You can see the code here: https://github.com/leegeng/fizzy/blob/main/lib/tasks/import.rake

Thanks to this, I could continue the workflow I had in the cloud, and I was convinced that moving to self-hosted was the right choice.

The Joy of Using Open Source

I wanted to contribute directly to Fizzy’s open source, but I haven’t found a suitable contribution point yet.

Still, through this cycle of actually using it, building missing parts myself, and fixing things as needed, I started to feel hopeful that someday I’ll naturally be able to contribute.

Future Work: Fizzy as a Foundation for Personal Productivity

After moving Fizzy to self-hosted, I started thinking about using this service not just as a “goal management tool” but as a foundational database for storing things to do.

Fizzy’s card model is more versatile than expected.

  • Simple goal/task structure

  • Clear state changes

  • Almost no unnecessary metadata

I felt it’s a pretty good format for storing what I do in the smallest units.

So from now on, I want to think of Fizzy as

“The minimum unit storage for everything I do”

and try changing only the presentation layer on top of it.

Plans to Implement Timestripe UI in My Own Way

There’s a service whose philosophy and UI I really love, but I can’t keep paying for due to the price.

It’s Timestripe.

The UX that organizes long-term goals on a time axis and naturally connects them to what needs to be done now is really impressive, but the cost has always been a concern for personal use.

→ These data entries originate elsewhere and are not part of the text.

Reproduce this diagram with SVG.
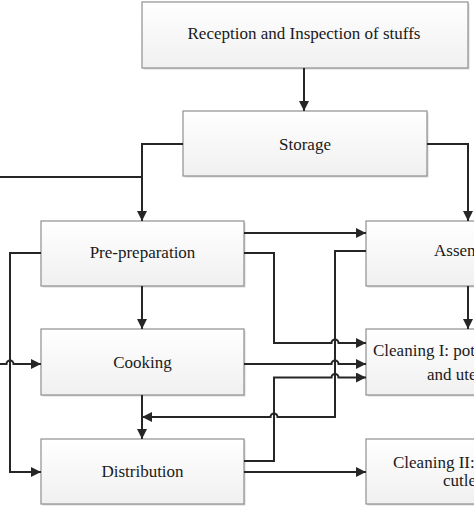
<svg xmlns="http://www.w3.org/2000/svg" width="474" height="507" viewBox="0 0 474 507">
<style>
.box{fill:url(#g);stroke:#8f8f8f;stroke-width:1.2}
.sh{fill:#d8d8d8}
.t{font-family:"Liberation Serif","Times New Roman",serif;font-size:17px;fill:#1a1a1a}
.c{text-anchor:middle}
.ln{fill:none;stroke:#262626;stroke-width:2}
.ar{marker-end:url(#a)}
</style>
<defs>
<linearGradient id="g" x1="0" y1="0" x2="0" y2="1">
<stop offset="0" stop-color="#ffffff"/>
<stop offset="1" stop-color="#f0f0f0"/>
</linearGradient>
<marker id="a" markerUnits="userSpaceOnUse" markerWidth="11" markerHeight="10" refX="10" refY="5" orient="auto">
<path d="M0,0 L10,5 L0,10 Z" fill="#262626"/>
</marker>
</defs>
<rect width="474" height="507" fill="#ffffff"/>

<g id="reception">
<rect class="sh" x="143.5" y="3.5" width="326" height="66"/>
<rect class="box" x="142" y="2" width="326" height="66"/>
<text class="t c" x="304" y="39">Reception and Inspection of stuffs</text>
</g>
<g id="storage">
<rect class="sh" x="184.5" y="112.5" width="244" height="65"/>
<rect class="box" x="183" y="111" width="244" height="65"/>
<text class="t c" x="305" y="150">Storage</text>
</g>
<g id="pre-preparation">
<rect class="sh" x="42.5" y="222.5" width="203" height="65"/>
<rect class="box" x="41" y="221" width="203" height="65"/>
<text class="t c" x="142.5" y="258">Pre-preparation</text>
</g>
<g id="cooking">
<rect class="sh" x="42.5" y="330.5" width="203" height="66"/>
<rect class="box" x="41" y="329" width="203" height="66"/>
<text class="t c" x="142.5" y="368">Cooking</text>
</g>
<g id="distribution">
<rect class="sh" x="42.5" y="440.5" width="203" height="65"/>
<rect class="box" x="41" y="439" width="203" height="65"/>
<text class="t c" x="142.5" y="477">Distribution</text>
</g>
<g id="assembly">
<rect class="sh" x="367.5" y="222.5" width="203" height="65"/>
<rect class="box" x="366" y="221" width="203" height="65"/>
<text class="t" x="434" y="256">Assem</text>
</g>
<g id="cleaning-1">
<rect class="sh" x="367.5" y="330.5" width="203" height="66"/>
<rect class="box" x="366" y="329" width="203" height="66"/>
<text class="t" x="373" y="356">Cleaning I: pot</text>
<text class="t" x="427" y="380">and ute</text>
</g>
<g id="cleaning-2">
<rect class="sh" x="367.5" y="440.5" width="203" height="65"/>
<rect class="box" x="366" y="439" width="203" height="65"/>
<text class="t" x="393" y="468">Cleaning II:</text>
<text class="t" x="443" y="486">cutle</text>
</g>

<g id="connectors">
<path class="ln ar" d="M304,68 V111"/>
<path class="ln ar" d="M183,144 H142 V221"/>
<path class="ln" d="M0,177 H142"/>
<path class="ln ar" d="M427,144 H468 V221"/>
<path class="ln ar" d="M244,233 H366"/>
<path class="ln ar" d="M244,253 H274 V343 H331.5 a3.5,3.5 0 0 1 7,0 H366"/>
<path class="ln ar" d="M366,251 H335 V417 H277.5 a3.5,3.5 0 0 0 -7,0 H142"/>
<path class="ln ar" d="M244,364 H331.5 a3.5,3.5 0 0 1 7,0 H366"/>
<path class="ln ar" d="M244,461 H274 V377.5 H331.5 a3.5,3.5 0 0 1 7,0 H366"/>
<path class="ln ar" d="M244,472 H366"/>
<path class="ln ar" d="M41,253 H10 V472 H41"/>
<path class="ln ar" d="M0,364 H6.5 a3.5,3.5 0 0 1 7,0 H41"/>
<path class="ln ar" d="M142,286 V329"/>
<path class="ln ar" d="M142,395 V439"/>
<path class="ln ar" d="M468,286 V329"/>
</g>
</svg>
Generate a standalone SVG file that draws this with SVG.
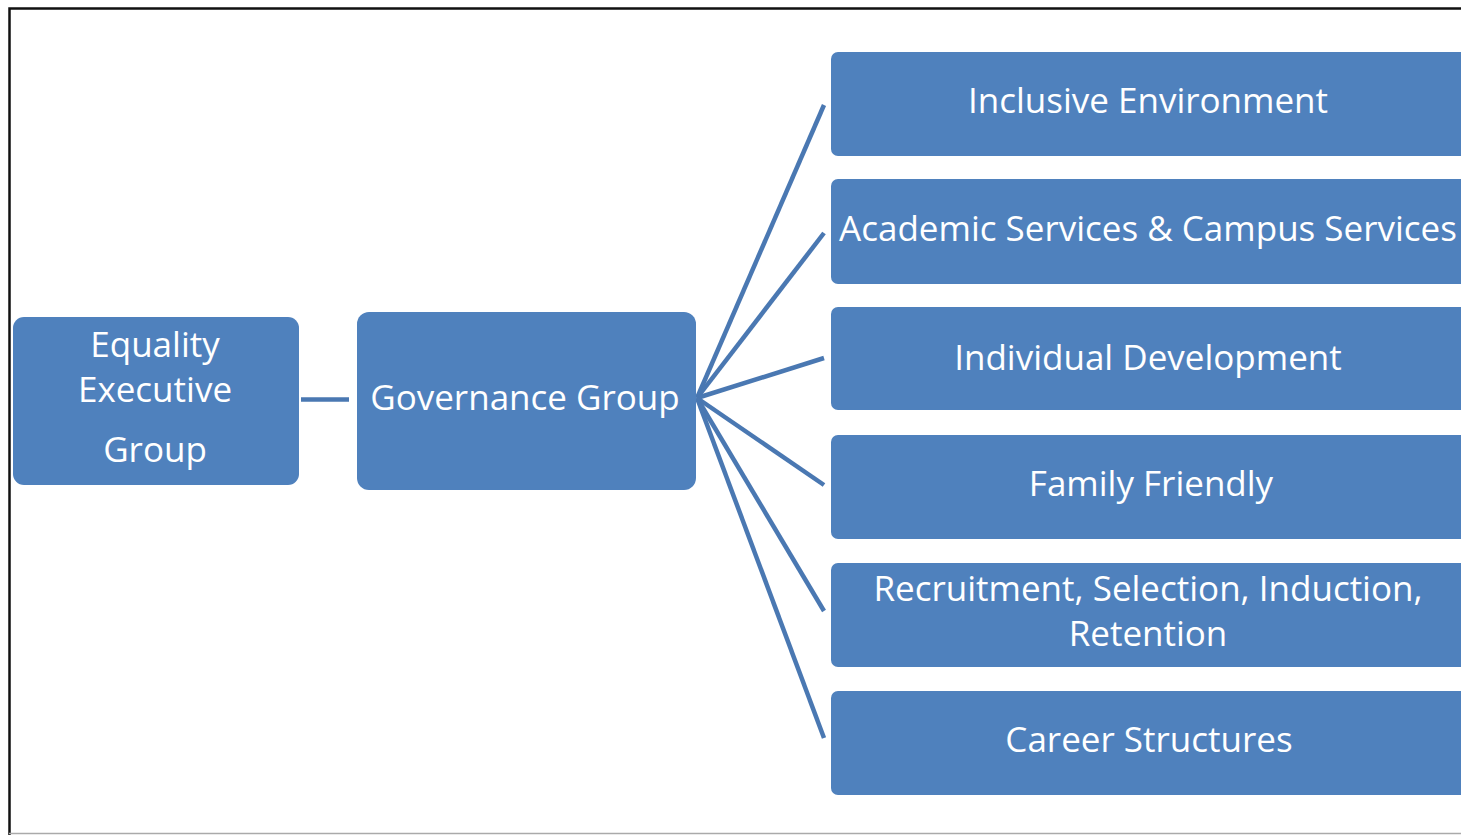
<svg xmlns="http://www.w3.org/2000/svg" width="1461" height="835" viewBox="0 0 1461 835">
  <style>
    .box { fill: #4f81bd; }
    .lbl { font-family: "Open Sans", "Liberation Sans", sans-serif; font-size: 35px; fill: #ffffff; text-anchor: middle; }
    .link { stroke: #4a78b2; stroke-width: 4.5; fill: none; stroke-linecap: butt; }
  </style>
  <rect width="1461" height="835" fill="#ffffff"/>
  <!-- frame -->
  <path d="M9.5 835 V8.5 H1461" fill="none" stroke="#111111" stroke-width="2.5"/>
  <line x1="9" y1="833.5" x2="1461" y2="833.5" stroke="#aaaaaa" stroke-width="1.5"/>

  <g id="connectors">
    <line class="link" x1="301" y1="399.5" x2="349" y2="399.5"/>
    <line class="link" x1="697" y1="398" x2="824" y2="105"/>
    <line class="link" x1="697" y1="398" x2="824" y2="233"/>
    <line class="link" x1="697" y1="398" x2="824" y2="358"/>
    <line class="link" x1="697" y1="398" x2="824" y2="485"/>
    <line class="link" x1="697" y1="398" x2="824" y2="611"/>
    <line class="link" x1="697" y1="398" x2="824" y2="738"/>
  </g>

  <g id="equality-executive-group">
    <rect class="box" x="13" y="317" width="286" height="168" rx="11"/>
    <text class="lbl" x="155" y="357">Equality</text>
    <text class="lbl" x="155" y="402">Executive</text>
    <text class="lbl" x="155" y="462">Group</text>
  </g>

  <g id="governance-group">
    <rect class="box" x="357" y="312" width="339" height="178" rx="12"/>
    <text class="lbl" x="525" y="410">Governance  Group</text>
  </g>

  <g id="inclusive-environment">
    <rect class="box" x="831" y="52" width="640" height="104" rx="7"/>
    <text class="lbl" x="1148" y="113">Inclusive Environment</text>
  </g>

  <g id="academic-campus-services">
    <rect class="box" x="831" y="179" width="640" height="105" rx="7"/>
    <text class="lbl" x="1148" y="241">Academic Services &amp; Campus Services</text>
  </g>

  <g id="individual-development">
    <rect class="box" x="831" y="307" width="640" height="103" rx="7"/>
    <text class="lbl" x="1148" y="370">Individual Development</text>
  </g>

  <g id="family-friendly">
    <rect class="box" x="831" y="435" width="640" height="104" rx="7"/>
    <text class="lbl" x="1151" y="496">Family Friendly</text>
  </g>

  <g id="recruitment">
    <rect class="box" x="831" y="563" width="640" height="104" rx="7"/>
    <text class="lbl" x="1148" y="601">Recruitment, Selection, Induction,</text>
    <text class="lbl" x="1148" y="646">Retention</text>
  </g>

  <g id="career-structures">
    <rect class="box" x="831" y="691" width="640" height="104" rx="7"/>
    <text class="lbl" x="1149" y="752">Career Structures</text>
  </g>
</svg>
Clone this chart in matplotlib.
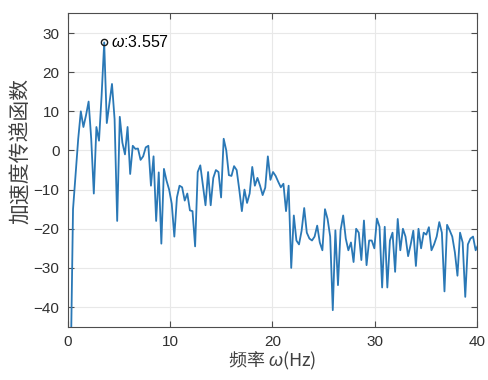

So the next step I came up with is:

Use Fizzy as the backend (data storage) and build a Timestripe-style UI myself to use

Structurally:

  • Fizzy as the unchanging source of truth

  • UI as a presentation layer that can be changed anytime

With this approach, I plan to experiment with a time-axis-based UI tailored to my work style.

Conclusion

The experience of moving Fizzy to self-hosted wasn’t simply about “saving $20 a month,” but rather:

  • What a well-made Rails service looks like

  • What makes open source that considers operations different

  • How important a product philosophy of maintaining simplicity is

It was a time that reminded me of all these things once again.

It’s still at a personal experiment stage, but as I accumulate experiences of actually using and extending things like this, I cautiously hope that someday I’ll be able to contribute to open source more naturally.